(Source data)

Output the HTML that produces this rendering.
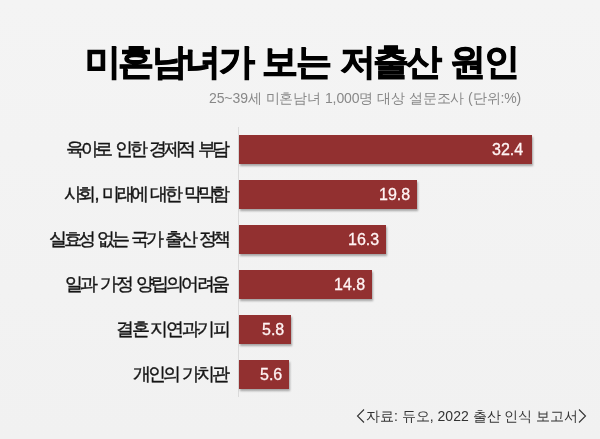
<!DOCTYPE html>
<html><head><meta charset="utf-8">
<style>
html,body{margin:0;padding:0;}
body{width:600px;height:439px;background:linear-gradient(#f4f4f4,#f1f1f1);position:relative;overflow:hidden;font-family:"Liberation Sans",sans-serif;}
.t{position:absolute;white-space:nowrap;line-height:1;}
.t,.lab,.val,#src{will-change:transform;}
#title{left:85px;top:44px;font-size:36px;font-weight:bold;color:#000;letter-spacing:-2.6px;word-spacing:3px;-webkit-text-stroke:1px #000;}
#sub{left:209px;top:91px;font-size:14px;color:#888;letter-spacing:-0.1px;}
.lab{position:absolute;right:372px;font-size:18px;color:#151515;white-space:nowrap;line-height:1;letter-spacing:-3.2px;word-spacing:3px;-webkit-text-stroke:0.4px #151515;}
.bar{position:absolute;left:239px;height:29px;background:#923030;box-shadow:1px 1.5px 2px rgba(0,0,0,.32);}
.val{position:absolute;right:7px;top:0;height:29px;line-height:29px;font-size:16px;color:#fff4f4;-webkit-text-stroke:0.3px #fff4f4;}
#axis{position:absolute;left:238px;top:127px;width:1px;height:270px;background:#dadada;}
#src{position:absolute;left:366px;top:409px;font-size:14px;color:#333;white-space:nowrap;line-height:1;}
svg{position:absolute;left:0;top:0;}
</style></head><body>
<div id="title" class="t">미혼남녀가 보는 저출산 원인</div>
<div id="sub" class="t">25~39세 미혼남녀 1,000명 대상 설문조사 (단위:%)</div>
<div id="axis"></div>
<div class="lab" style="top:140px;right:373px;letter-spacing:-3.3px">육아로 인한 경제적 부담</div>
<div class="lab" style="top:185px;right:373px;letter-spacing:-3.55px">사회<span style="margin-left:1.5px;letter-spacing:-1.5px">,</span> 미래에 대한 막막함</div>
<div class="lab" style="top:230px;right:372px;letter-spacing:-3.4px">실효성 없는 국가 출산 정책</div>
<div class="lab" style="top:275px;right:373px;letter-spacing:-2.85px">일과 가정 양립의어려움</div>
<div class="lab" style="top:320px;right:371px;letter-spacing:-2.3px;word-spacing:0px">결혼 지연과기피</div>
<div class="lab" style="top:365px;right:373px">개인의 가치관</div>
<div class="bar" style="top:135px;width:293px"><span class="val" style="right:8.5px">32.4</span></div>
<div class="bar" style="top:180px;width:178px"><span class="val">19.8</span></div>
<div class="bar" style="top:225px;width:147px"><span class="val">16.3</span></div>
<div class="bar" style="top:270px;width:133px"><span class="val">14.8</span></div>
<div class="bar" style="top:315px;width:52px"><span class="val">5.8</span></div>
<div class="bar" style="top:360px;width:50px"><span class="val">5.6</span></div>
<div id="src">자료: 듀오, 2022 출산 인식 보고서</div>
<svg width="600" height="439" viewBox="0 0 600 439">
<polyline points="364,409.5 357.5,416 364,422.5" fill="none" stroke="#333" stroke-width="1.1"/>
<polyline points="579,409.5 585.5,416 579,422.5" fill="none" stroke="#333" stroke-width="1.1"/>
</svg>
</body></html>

...

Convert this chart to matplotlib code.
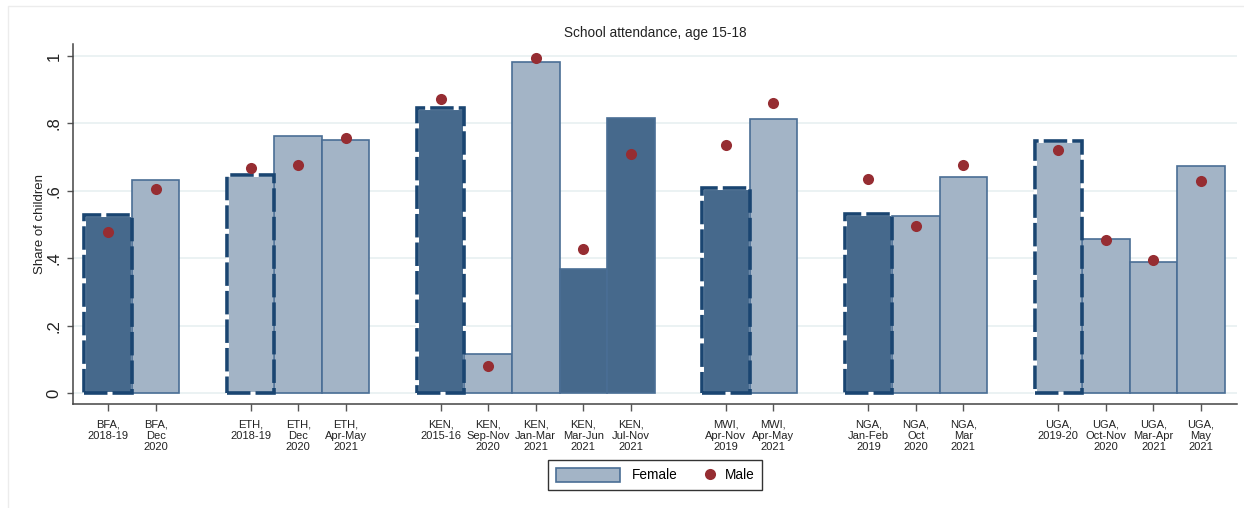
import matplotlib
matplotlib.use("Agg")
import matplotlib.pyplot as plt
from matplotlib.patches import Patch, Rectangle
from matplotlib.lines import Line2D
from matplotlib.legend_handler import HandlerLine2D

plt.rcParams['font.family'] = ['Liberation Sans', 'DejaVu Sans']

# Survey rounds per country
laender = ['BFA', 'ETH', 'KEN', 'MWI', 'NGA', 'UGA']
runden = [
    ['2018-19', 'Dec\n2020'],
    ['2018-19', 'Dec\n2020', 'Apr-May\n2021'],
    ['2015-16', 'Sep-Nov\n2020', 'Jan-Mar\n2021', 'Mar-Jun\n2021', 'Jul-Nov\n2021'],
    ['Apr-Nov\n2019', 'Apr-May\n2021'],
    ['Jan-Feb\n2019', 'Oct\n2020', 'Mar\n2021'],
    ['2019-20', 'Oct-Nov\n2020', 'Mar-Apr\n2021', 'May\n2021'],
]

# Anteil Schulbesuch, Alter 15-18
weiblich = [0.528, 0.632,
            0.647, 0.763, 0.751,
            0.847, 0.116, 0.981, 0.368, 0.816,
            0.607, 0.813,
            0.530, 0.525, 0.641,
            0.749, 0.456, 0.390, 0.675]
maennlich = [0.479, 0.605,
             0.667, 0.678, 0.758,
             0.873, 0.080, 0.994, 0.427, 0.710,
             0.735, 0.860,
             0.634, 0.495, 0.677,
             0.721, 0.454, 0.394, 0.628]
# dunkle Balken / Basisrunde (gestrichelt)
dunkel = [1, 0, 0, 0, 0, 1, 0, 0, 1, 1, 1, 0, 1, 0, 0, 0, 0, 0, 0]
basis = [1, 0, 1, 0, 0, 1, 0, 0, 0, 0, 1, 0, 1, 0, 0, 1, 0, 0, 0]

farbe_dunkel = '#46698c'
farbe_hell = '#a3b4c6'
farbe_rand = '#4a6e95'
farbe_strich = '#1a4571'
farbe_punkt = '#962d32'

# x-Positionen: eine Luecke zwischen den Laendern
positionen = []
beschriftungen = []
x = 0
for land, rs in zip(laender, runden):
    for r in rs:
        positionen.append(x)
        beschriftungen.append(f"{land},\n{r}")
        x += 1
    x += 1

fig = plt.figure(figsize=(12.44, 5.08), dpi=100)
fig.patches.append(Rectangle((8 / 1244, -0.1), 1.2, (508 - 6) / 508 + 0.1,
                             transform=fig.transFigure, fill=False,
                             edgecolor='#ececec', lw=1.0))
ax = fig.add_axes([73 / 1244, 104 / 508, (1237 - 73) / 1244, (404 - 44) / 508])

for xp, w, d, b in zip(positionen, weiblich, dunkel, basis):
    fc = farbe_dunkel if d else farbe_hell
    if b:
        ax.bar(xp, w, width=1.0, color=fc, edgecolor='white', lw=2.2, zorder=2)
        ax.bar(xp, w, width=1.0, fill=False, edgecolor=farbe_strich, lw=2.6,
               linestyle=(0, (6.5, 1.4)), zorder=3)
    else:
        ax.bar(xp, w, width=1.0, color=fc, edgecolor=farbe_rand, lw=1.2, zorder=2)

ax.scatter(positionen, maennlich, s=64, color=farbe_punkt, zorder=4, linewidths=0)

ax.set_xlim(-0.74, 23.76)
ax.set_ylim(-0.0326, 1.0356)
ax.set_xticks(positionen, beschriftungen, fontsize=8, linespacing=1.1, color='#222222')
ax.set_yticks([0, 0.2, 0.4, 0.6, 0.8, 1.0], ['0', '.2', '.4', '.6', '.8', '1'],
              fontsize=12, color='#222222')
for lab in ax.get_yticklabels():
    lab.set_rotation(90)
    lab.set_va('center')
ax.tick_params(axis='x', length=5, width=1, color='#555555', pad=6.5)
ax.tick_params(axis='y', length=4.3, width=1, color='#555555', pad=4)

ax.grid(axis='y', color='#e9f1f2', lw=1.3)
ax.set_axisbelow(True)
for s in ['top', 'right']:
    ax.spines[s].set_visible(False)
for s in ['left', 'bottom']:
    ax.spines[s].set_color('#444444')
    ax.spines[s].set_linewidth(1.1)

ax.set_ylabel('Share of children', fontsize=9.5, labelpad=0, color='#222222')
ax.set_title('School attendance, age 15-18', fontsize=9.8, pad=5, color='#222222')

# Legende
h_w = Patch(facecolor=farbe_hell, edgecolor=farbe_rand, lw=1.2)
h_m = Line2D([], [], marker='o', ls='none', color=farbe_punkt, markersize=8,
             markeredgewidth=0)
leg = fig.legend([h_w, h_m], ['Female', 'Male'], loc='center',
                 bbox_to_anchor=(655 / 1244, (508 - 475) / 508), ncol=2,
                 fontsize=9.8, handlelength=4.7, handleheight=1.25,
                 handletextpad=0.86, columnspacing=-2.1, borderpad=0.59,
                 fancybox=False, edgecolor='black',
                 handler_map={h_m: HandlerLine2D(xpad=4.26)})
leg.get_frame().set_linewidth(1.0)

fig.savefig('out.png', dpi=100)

■ EXERCISE DESCRIPTION ■
For the entries above, count the lines that contain the string "this", and state that number without further comment.

■ EXERCISE ANSWER ■
2